Take the lines from the head of the listing through the one bearing "series_values = [todos, varon, mujer]" and copy them exactly, leaving every picture out.

-- Begin --

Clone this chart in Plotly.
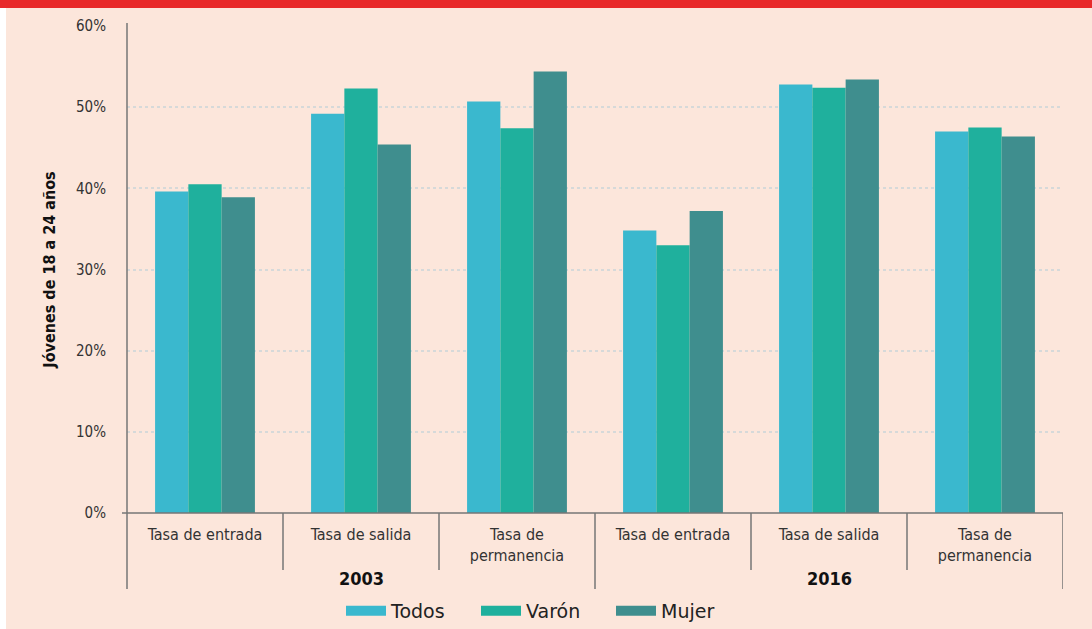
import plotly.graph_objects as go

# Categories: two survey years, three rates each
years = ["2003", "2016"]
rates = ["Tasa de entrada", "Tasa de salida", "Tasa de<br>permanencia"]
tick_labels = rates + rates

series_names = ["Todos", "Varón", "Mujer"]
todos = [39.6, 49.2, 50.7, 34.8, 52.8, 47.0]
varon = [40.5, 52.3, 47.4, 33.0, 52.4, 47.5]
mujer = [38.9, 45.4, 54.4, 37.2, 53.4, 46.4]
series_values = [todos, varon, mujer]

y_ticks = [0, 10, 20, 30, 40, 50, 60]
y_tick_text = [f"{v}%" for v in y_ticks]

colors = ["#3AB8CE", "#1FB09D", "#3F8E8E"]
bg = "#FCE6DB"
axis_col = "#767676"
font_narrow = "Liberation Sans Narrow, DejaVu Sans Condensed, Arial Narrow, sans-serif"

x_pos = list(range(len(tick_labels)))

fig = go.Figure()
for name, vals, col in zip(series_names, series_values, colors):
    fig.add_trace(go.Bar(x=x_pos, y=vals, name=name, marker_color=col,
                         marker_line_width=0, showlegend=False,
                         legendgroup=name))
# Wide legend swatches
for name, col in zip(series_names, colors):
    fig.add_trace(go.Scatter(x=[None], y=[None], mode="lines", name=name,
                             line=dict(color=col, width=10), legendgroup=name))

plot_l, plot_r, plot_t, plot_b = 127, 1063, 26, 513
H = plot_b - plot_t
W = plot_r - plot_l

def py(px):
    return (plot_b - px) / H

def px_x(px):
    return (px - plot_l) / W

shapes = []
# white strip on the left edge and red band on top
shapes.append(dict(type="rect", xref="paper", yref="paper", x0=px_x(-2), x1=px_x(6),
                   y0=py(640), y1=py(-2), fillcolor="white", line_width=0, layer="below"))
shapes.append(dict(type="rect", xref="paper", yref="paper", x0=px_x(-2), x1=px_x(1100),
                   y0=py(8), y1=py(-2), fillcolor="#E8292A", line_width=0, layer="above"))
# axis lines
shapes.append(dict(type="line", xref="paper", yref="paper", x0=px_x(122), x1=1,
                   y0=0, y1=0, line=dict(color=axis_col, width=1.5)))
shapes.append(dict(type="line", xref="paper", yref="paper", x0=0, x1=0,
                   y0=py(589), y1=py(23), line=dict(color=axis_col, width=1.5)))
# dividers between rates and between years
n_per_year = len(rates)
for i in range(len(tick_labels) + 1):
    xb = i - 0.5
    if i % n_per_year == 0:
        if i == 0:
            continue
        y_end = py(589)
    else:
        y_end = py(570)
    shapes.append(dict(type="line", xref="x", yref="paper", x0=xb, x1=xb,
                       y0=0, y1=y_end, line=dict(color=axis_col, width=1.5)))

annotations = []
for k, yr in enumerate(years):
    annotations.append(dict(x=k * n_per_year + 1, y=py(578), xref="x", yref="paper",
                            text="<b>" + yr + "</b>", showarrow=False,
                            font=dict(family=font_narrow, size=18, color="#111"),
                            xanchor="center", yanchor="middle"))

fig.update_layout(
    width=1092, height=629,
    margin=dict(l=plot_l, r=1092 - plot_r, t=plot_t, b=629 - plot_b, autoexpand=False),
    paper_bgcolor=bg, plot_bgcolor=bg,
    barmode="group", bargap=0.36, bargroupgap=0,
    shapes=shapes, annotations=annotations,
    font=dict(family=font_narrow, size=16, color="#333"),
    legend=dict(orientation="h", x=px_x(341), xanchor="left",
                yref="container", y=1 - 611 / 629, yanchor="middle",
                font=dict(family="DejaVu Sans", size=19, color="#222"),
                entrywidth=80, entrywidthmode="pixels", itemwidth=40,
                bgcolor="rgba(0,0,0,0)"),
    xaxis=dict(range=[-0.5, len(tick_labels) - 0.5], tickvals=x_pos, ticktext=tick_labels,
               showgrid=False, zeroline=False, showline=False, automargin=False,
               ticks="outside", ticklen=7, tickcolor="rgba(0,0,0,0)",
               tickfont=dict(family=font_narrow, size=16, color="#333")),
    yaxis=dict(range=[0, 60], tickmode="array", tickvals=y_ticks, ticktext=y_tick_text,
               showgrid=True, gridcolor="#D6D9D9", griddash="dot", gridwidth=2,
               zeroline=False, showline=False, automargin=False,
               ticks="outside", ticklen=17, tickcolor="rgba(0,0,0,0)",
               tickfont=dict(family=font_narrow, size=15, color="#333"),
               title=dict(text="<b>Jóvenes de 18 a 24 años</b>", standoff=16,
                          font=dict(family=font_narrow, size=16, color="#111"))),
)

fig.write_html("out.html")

-- End --

FINAL RESULT →
Clone this chart in Plotly.
import plotly.graph_objects as go

# Categories: two survey years, three rates each
years = ["2003", "2016"]
rates = ["Tasa de entrada", "Tasa de salida", "Tasa de<br>permanencia"]
tick_labels = rates + rates

series_names = ["Todos", "Varón", "Mujer"]
todos = [39.6, 49.2, 50.7, 34.8, 52.8, 47.0]
varon = [40.5, 52.3, 47.4, 33.0, 52.4, 47.5]
mujer = [38.9, 45.4, 54.4, 37.2, 53.4, 46.4]
series_values = [todos, varon, mujer]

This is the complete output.